Avec l’émergence du manga à l’étranger et l’intérêt grandissant suscité – en particulier depuis les années ‘2000 – de nombreuses conventions et festivals sont apparus à travers le monde, rassemblant fans et professionnels de l’édition, et proposant de nombreuses activités (jeux, cosplay, vidéo) ainsi que la possibilité d’obtenir des produits et informations supplémentaires sur l’univers du manga. Parmi les évènements francophones les plus connus, on citera notamment la célèbre Japan Expo, ou encore Cartoonist, Epitanime, G.A.M.E. in Paris (France), Tokyo Zone (France), Polymanga (Suisse), etc.

Le manga en France

Le manga est absent du monde francophone jusqu’à son introduction en 1978 par Atoss Takemoto via le fanzine Le cri qui tue, qui publie entre autres Golgo 13, adaptant le sens de lecture aux normes européennes.

Différents éditeurs français tentent sans succès dans les années suivantes la publication de manga, mais ce n’est qu’à la publication d’Akira par les éditions Glénat en 1990, que le public français devient réceptif à l’univers du manga.

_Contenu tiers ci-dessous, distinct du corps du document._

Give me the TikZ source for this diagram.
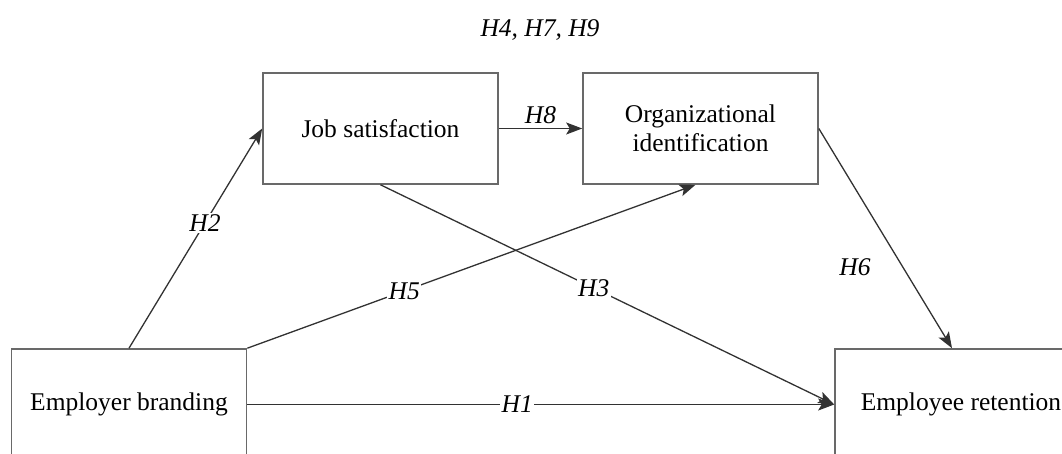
\documentclass[tikz,border=0pt]{standalone}
\usepackage{fontspec}
\setmainfont{Liberation Serif}
\usetikzlibrary{arrows.meta, positioning, calc}
\definecolor{BoxGray}{RGB}{105,105,105}
\definecolor{LineGray}{RGB}{50,50,50}

\tikzset{
  construct/.style={draw=BoxGray, line width=1.6pt, minimum width=235pt, minimum height=111pt,
    inner sep=0pt, align=center, font=\fontsize{25.5}{29.5}\selectfont},
  hyparrow/.style={draw=LineGray, line width=1.3pt, -{Stealth[length=16pt,width=12pt,inset=3.5pt]}},
  hyplabel/.style={fill=white, inner sep=1.5pt, font=\fontsize{25.5}{29.5}\selectfont\itshape}
}

\begin{document}
\begin{tikzpicture}[x=1pt,y=-1pt]
  \useasboundingbox (0,0) rectangle (1062,454);

  % Constructs
  \node[construct] (brand) at (129,404.5) {Employer branding};
  \node[construct] (satis) at (380.5,128.5) {Job satisfaction};
  \node[construct] (ident) at (700.5,128.5) {Organizational\\identification};
  \node[construct, minimum width=252pt] (retain) at (961,404.5) {Employee retention};

  % Hypotheses
  \node[hyplabel] (shared) at (540,30) {H4, H7, H9};
  \draw[hyparrow] (brand.north) -- node[hyplabel, pos=0.57] {H2} (satis.west);
  \draw[hyparrow] (brand.north east) -- node[hyplabel, pos=0.35] {H5} ([xshift=-5pt]ident.south);
  \draw[hyparrow] (satis.south) -- node[hyplabel, pos=0.47] {H3} (retain.west);
  \draw[hyparrow] (brand.east) -- node[hyplabel, pos=0.46] {H1} (retain.west);
  \draw[hyparrow] (ident.east) -- node[hyplabel, pos=0.63, left=30pt, fill=none] {H6} ([xshift=-9pt]retain.north);
  \draw[hyparrow] (satis.east) -- node[hyplabel, above=3pt, fill=none] {H8} (ident.west);
\end{tikzpicture}
\end{document}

Mangazone, 1er fanzine d’information sur le manga est créé en 1990, suivi d’Animeland en 1991 qui devient alors la référence francophone en matière de manga. En 1993, Glénat, fort du succès d’Akira, publie Dragonball et l’année suivante, Ranma ½, suivis d’autres œuvres.

D’autres maisons d’édition commencent alors à s’intéresser au manga et de nombreuses œuvres sont traduites et publiées, dont RG Veda (Tonkam editions – 1er éditeur à adopter le sens de lecture japonais qui deviendra la norme), Detective Conan, Hokuto no Ken, Evangelion, Nicky Larson, Captain Tsubasa, Kenshin le Vagabond, Ghost in the Shell, Black Jack, Slam Dunk, Yu-Gi-Oh!, etc.

La France est depuis 2006 le 2ème consommateur mondial de manga après le Japon

Les années 2000 marquent l’implantation du manga dans l’univers de la bande dessinée en France, de nouvelles séries à succès sont traduites et publiées (Hunter × Hunter, One Piece, Gunnm Last Order, Fruits Basket, Naruto, Bleach, etc), et de nouveaux magazines spécialisés et sites internet apparaissent. Entre 2001 et 2008, les ventes de manga en France quadruplent pour finalement diminuer de 15% entre 2008 et 2011. Si 2012 fut à nouveau plus profitable au marché du manga en France, les années suivantes furent en revanche marquées d’un léger recul des ventes, mais le manga demeure néanmoins à la 2nde position des secteurs de l’édition les plus dynamiques et représente approximativement 26% du chiffre d’affaires de la bande dessinée en France.